EXERCISE GOAL: The copy must start at the line that contains "Reproduce this screenshot" and finish at the line that contains "t.textContent=v.toFixed(2);", reproducing each line exactly. Any picture in that span is omitted.

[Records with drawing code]
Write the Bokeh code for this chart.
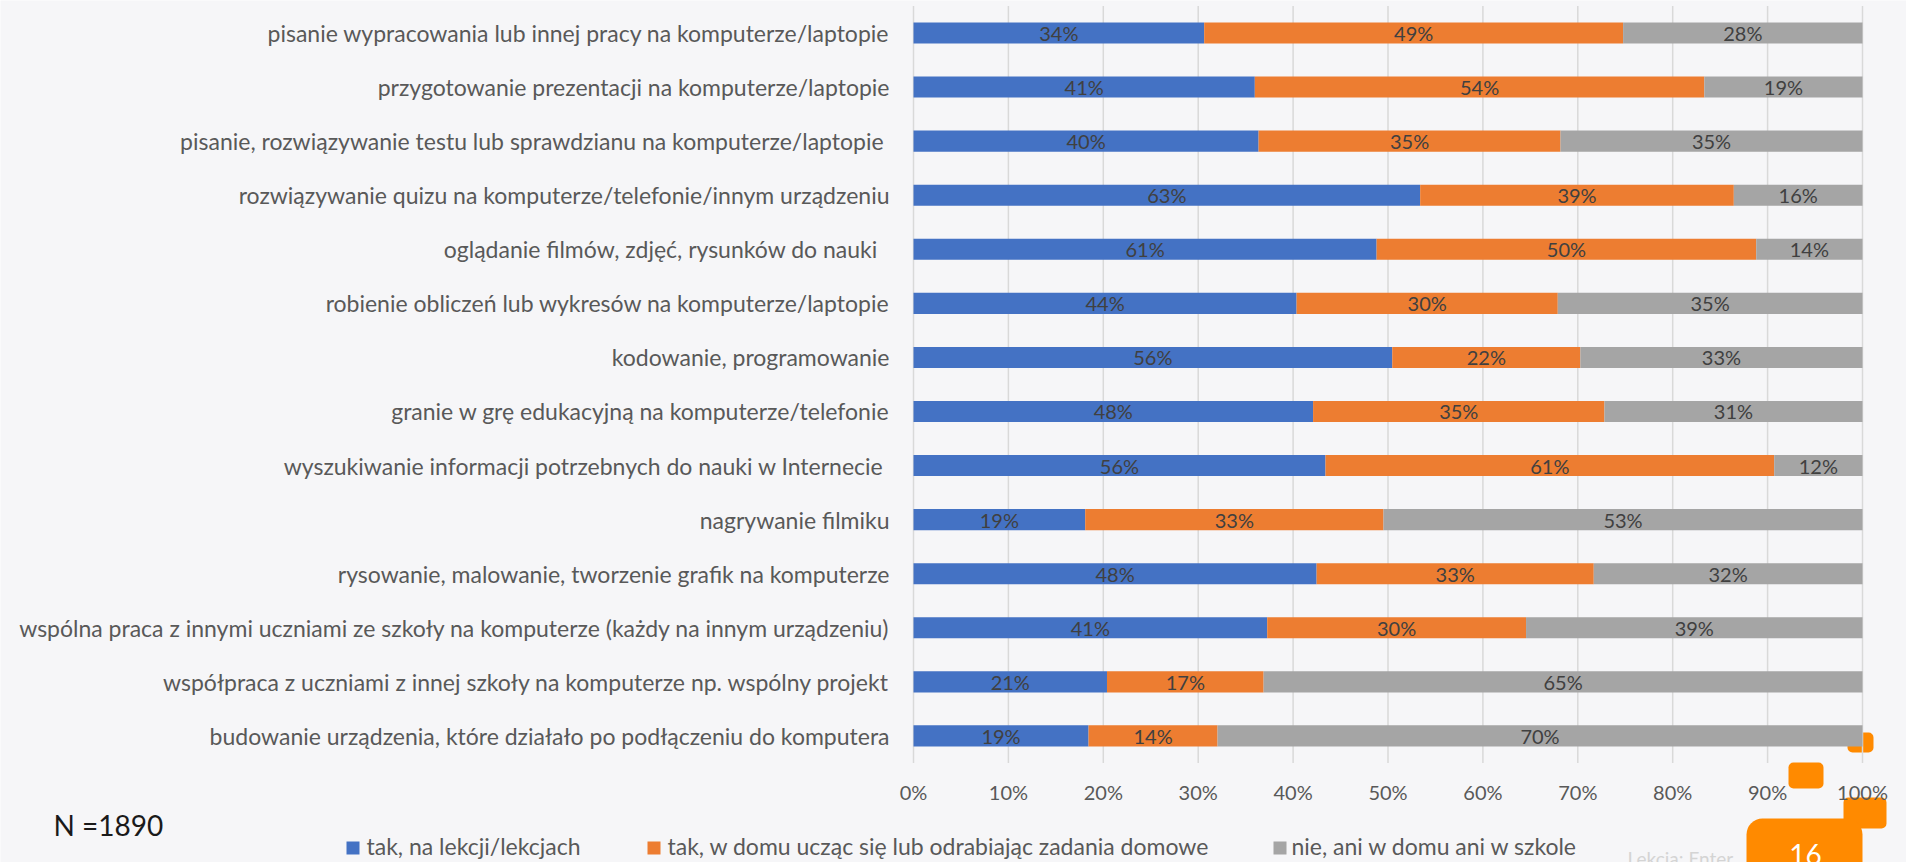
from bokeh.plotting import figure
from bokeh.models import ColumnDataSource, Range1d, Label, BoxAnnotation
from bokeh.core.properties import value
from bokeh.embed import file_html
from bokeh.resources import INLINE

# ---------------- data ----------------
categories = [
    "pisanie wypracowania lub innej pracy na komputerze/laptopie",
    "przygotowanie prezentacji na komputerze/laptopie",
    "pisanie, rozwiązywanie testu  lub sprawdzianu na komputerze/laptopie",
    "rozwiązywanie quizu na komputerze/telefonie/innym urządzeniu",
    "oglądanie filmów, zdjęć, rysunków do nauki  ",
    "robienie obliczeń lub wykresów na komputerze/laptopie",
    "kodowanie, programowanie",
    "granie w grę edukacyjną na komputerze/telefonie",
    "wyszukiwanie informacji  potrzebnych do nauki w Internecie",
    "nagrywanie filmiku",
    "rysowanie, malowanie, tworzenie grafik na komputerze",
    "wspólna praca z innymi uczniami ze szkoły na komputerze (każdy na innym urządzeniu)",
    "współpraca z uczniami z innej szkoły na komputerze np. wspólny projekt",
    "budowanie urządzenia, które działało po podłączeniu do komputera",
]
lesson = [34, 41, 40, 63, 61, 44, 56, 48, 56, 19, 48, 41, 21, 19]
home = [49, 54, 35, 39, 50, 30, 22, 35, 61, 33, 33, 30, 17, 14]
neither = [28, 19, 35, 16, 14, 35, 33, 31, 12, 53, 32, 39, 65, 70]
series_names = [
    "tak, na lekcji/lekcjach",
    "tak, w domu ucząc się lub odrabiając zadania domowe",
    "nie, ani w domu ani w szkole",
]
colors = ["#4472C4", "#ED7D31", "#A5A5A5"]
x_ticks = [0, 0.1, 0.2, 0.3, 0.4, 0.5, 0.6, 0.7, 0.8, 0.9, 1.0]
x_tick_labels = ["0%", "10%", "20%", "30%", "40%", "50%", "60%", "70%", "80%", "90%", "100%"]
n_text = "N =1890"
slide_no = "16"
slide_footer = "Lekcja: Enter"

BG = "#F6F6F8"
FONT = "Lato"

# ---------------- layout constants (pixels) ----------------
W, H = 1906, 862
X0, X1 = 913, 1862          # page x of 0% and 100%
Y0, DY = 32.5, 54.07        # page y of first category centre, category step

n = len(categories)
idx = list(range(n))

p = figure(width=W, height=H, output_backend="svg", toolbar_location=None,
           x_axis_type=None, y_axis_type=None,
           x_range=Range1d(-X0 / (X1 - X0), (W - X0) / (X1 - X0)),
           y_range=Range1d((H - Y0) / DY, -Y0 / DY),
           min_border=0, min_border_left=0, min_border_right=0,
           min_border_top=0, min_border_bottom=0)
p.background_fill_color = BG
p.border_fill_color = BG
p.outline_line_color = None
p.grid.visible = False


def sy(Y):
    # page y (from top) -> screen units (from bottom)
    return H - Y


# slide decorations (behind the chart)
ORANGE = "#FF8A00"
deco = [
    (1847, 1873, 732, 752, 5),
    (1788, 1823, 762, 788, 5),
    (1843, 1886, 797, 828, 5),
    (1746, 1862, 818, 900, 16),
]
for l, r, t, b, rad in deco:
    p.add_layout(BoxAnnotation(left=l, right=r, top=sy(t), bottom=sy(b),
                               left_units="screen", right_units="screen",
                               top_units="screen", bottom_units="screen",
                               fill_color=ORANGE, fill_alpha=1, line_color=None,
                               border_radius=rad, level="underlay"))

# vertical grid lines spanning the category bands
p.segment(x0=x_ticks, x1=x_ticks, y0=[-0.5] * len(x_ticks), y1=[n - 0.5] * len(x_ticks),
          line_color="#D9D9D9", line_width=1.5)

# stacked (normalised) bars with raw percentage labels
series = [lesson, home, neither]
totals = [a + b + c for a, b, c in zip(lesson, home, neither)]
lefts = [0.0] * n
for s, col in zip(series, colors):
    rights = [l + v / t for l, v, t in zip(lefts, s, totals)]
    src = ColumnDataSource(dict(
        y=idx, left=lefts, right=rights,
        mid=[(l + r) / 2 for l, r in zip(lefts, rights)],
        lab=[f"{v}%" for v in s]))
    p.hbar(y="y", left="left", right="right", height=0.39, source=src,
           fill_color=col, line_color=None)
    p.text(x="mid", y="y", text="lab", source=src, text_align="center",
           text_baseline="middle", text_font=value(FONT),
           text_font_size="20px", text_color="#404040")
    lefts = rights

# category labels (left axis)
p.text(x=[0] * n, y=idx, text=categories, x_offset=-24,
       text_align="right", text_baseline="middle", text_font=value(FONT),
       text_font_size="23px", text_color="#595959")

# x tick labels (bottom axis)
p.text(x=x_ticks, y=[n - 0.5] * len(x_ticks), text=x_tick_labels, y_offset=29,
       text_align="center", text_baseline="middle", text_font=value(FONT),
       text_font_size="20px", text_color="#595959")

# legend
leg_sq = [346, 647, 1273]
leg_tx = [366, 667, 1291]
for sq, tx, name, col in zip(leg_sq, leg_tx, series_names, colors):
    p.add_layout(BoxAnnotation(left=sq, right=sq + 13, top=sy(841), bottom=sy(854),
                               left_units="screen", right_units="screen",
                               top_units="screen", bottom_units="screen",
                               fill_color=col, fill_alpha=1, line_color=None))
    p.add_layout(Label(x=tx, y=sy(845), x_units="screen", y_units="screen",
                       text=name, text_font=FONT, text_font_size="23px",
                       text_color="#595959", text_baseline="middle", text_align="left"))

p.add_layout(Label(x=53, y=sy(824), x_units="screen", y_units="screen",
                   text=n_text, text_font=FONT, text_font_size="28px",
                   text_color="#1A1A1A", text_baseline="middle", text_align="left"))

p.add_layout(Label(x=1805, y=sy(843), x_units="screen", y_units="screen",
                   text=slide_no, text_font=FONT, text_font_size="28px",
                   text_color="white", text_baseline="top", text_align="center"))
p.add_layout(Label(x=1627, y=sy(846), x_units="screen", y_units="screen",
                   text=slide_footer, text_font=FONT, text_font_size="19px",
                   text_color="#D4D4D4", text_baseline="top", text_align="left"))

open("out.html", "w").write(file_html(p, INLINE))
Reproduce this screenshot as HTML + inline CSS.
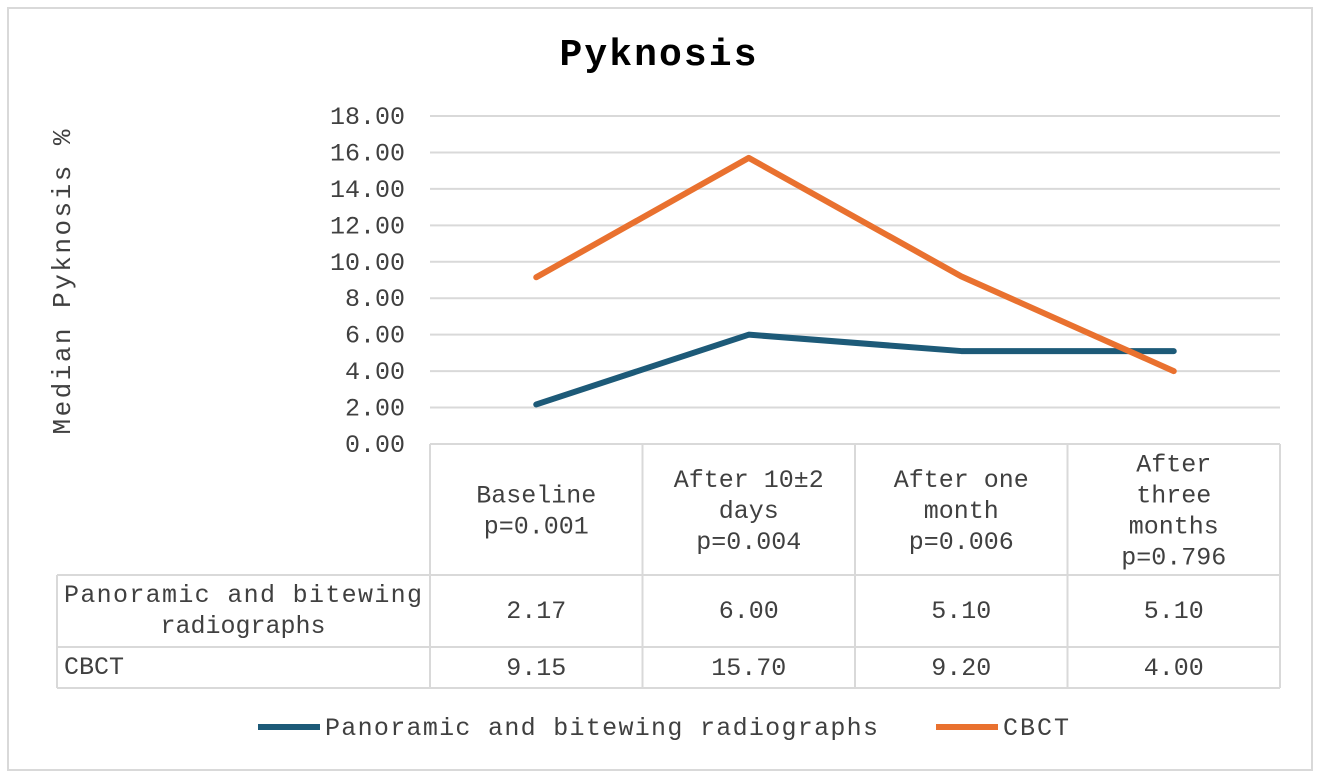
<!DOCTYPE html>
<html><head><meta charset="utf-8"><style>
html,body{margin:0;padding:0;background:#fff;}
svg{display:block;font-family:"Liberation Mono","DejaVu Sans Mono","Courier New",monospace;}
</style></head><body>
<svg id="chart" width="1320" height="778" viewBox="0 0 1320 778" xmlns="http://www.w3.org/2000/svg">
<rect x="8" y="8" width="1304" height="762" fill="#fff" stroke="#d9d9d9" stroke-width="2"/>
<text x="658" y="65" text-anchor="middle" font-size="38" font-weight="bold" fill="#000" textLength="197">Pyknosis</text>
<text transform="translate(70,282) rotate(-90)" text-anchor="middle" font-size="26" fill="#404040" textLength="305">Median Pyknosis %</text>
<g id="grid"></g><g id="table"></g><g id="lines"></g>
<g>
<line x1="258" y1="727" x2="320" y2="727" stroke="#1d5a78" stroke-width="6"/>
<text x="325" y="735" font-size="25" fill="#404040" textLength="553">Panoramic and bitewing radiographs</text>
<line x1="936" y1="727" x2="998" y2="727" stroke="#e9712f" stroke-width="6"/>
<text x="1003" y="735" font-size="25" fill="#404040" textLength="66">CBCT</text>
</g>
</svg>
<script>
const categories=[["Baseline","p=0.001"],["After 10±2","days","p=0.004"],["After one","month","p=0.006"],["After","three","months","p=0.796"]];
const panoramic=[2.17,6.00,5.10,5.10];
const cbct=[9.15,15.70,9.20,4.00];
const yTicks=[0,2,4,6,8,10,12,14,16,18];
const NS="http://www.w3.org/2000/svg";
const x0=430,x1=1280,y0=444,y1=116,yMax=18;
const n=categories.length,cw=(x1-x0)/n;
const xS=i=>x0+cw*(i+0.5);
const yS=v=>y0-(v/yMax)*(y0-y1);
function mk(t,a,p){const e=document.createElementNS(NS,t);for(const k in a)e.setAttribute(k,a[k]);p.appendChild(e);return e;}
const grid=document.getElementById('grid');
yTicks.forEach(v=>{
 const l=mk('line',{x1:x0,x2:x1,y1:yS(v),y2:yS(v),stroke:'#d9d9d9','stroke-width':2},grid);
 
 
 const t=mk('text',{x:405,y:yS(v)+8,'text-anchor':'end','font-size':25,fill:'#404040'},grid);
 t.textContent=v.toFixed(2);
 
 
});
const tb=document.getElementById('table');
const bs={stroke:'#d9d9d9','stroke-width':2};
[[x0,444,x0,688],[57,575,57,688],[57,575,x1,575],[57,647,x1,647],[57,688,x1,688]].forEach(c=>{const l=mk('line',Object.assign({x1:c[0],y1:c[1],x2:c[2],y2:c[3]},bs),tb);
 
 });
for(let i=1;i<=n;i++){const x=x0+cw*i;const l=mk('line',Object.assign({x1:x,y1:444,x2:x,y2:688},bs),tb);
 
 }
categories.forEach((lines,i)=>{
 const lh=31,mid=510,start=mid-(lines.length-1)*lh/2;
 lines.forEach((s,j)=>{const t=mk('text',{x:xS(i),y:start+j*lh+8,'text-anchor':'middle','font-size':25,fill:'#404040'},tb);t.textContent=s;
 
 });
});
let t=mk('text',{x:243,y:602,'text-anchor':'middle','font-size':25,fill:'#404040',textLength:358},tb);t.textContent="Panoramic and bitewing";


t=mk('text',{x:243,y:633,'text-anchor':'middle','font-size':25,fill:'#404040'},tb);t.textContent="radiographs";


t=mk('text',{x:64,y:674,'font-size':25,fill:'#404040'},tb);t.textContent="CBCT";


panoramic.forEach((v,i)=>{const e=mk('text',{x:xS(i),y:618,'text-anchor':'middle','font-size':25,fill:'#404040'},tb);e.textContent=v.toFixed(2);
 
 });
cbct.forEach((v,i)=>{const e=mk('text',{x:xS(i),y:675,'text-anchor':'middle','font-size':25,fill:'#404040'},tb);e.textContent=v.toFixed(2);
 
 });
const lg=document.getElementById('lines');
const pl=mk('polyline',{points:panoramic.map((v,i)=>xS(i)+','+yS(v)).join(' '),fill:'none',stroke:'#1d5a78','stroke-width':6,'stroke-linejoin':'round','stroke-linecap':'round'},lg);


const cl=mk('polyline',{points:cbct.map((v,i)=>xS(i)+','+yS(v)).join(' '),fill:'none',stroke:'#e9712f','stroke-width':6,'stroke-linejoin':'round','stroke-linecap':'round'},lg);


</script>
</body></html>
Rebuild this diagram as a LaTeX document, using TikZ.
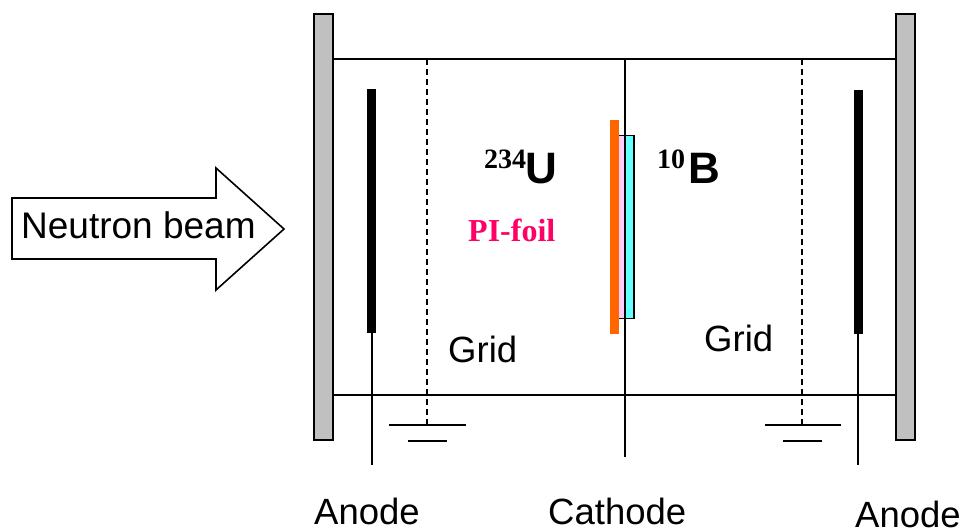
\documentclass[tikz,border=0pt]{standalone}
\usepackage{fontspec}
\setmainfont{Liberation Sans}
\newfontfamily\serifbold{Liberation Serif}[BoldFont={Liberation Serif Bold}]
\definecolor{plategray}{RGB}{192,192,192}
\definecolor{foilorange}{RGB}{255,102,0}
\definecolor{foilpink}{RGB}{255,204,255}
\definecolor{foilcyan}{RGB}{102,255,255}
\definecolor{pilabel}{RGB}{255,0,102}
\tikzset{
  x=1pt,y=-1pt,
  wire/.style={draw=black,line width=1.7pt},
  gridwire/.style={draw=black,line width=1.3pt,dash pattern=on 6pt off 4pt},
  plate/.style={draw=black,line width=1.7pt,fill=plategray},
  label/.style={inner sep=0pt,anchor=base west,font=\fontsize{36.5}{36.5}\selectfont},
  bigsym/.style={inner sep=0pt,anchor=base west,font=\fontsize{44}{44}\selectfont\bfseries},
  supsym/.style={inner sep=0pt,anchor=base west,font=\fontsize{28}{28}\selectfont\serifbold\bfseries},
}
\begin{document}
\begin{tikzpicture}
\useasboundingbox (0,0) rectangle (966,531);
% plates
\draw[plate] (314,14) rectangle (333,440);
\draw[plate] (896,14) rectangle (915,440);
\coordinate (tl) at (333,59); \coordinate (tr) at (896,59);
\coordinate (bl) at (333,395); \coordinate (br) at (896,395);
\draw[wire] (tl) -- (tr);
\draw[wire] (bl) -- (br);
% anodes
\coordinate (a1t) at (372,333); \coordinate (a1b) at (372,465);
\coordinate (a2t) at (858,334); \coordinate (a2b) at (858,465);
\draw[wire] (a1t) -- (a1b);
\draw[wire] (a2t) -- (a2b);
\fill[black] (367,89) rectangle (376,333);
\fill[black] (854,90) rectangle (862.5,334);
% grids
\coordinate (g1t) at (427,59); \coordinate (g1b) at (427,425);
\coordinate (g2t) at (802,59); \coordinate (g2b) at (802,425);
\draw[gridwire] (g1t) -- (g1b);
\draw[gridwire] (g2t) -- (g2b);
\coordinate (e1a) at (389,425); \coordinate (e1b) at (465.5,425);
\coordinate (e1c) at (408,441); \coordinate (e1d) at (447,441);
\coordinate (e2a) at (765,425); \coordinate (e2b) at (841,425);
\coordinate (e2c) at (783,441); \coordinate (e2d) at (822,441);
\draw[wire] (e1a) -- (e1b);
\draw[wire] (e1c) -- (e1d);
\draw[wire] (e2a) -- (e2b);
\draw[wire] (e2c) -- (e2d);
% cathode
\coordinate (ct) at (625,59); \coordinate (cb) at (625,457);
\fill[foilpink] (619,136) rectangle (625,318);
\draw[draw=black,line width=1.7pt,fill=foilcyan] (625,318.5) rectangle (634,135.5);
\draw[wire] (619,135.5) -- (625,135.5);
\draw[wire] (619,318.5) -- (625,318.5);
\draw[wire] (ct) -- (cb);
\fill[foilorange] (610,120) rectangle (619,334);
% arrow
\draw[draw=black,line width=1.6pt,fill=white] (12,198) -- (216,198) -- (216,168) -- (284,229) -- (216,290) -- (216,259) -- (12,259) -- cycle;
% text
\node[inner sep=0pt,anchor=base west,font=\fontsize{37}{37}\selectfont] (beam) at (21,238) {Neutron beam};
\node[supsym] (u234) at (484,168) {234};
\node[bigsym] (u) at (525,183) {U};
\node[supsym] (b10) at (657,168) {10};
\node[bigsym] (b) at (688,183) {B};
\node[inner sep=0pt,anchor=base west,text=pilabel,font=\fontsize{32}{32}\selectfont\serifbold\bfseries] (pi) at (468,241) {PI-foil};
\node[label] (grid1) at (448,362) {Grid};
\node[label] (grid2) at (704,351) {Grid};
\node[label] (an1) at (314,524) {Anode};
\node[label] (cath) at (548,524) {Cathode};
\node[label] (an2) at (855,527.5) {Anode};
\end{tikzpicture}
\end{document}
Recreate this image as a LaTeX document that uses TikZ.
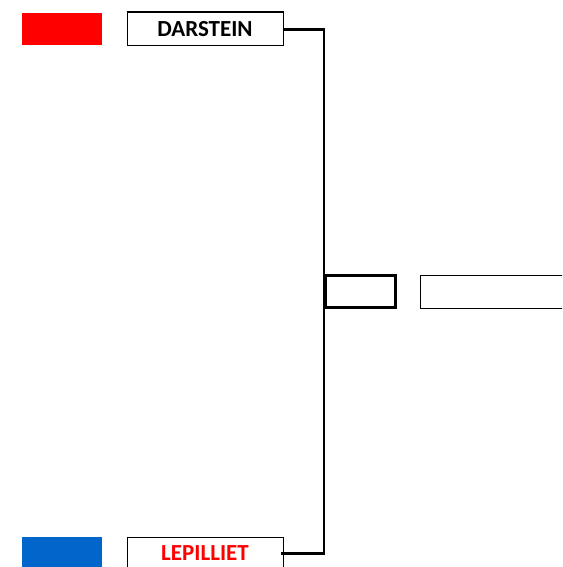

OUTPUT OF THE TASK:
Reproduce this screenshot as HTML + inline CSS.
<!DOCTYPE html>
<html><head><meta charset="utf-8"><style>
html,body{margin:0;padding:0;background:#fff;}
svg{display:block;font-family:"Liberation Mono","DejaVu Sans Mono","Courier New",monospace;}
</style></head><body>
<svg id="chart" width="1320" height="778" viewBox="0 0 1320 778" xmlns="http://www.w3.org/2000/svg">
<rect x="8" y="8" width="1304" height="762" fill="#fff" stroke="#d9d9d9" stroke-width="2"/>
<text x="658" y="65" text-anchor="middle" font-size="38" font-weight="bold" fill="#000" textLength="197">Pyknosis</text>
<text transform="translate(70,282) rotate(-90)" text-anchor="middle" font-size="26" fill="#404040" textLength="305">Median Pyknosis %</text>
<g id="grid"></g><g id="table"></g><g id="lines"></g>
<g>
<line x1="258" y1="727" x2="320" y2="727" stroke="#1d5a78" stroke-width="6"/>
<text x="325" y="735" font-size="25" fill="#404040" textLength="553">Panoramic and bitewing radiographs</text>
<line x1="936" y1="727" x2="998" y2="727" stroke="#e9712f" stroke-width="6"/>
<text x="1003" y="735" font-size="25" fill="#404040" textLength="66">CBCT</text>
</g>
</svg>
<script>
const categories=[["Baseline","p=0.001"],["After 10±2","days","p=0.004"],["After one","month","p=0.006"],["After","three","months","p=0.796"]];
const panoramic=[2.17,6.00,5.10,5.10];
const cbct=[9.15,15.70,9.20,4.00];
const yTicks=[0,2,4,6,8,10,12,14,16,18];
const NS="http://www.w3.org/2000/svg";
const x0=430,x1=1280,y0=444,y1=116,yMax=18;
const n=categories.length,cw=(x1-x0)/n;
const xS=i=>x0+cw*(i+0.5);
const yS=v=>y0-(v/yMax)*(y0-y1);
function mk(t,a,p){const e=document.createElementNS(NS,t);for(const k in a)e.setAttribute(k,a[k]);p.appendChild(e);return e;}
const grid=document.getElementById('grid');
yTicks.forEach(v=>{
 const l=mk('line',{x1:x0,x2:x1,y1:yS(v),y2:yS(v),stroke:'#d9d9d9','stroke-width':2},grid);
 
 
 const t=mk('text',{x:405,y:yS(v)+8,'text-anchor':'end','font-size':25,fill:'#404040'},grid);
 t.textContent=v.toFixed(2);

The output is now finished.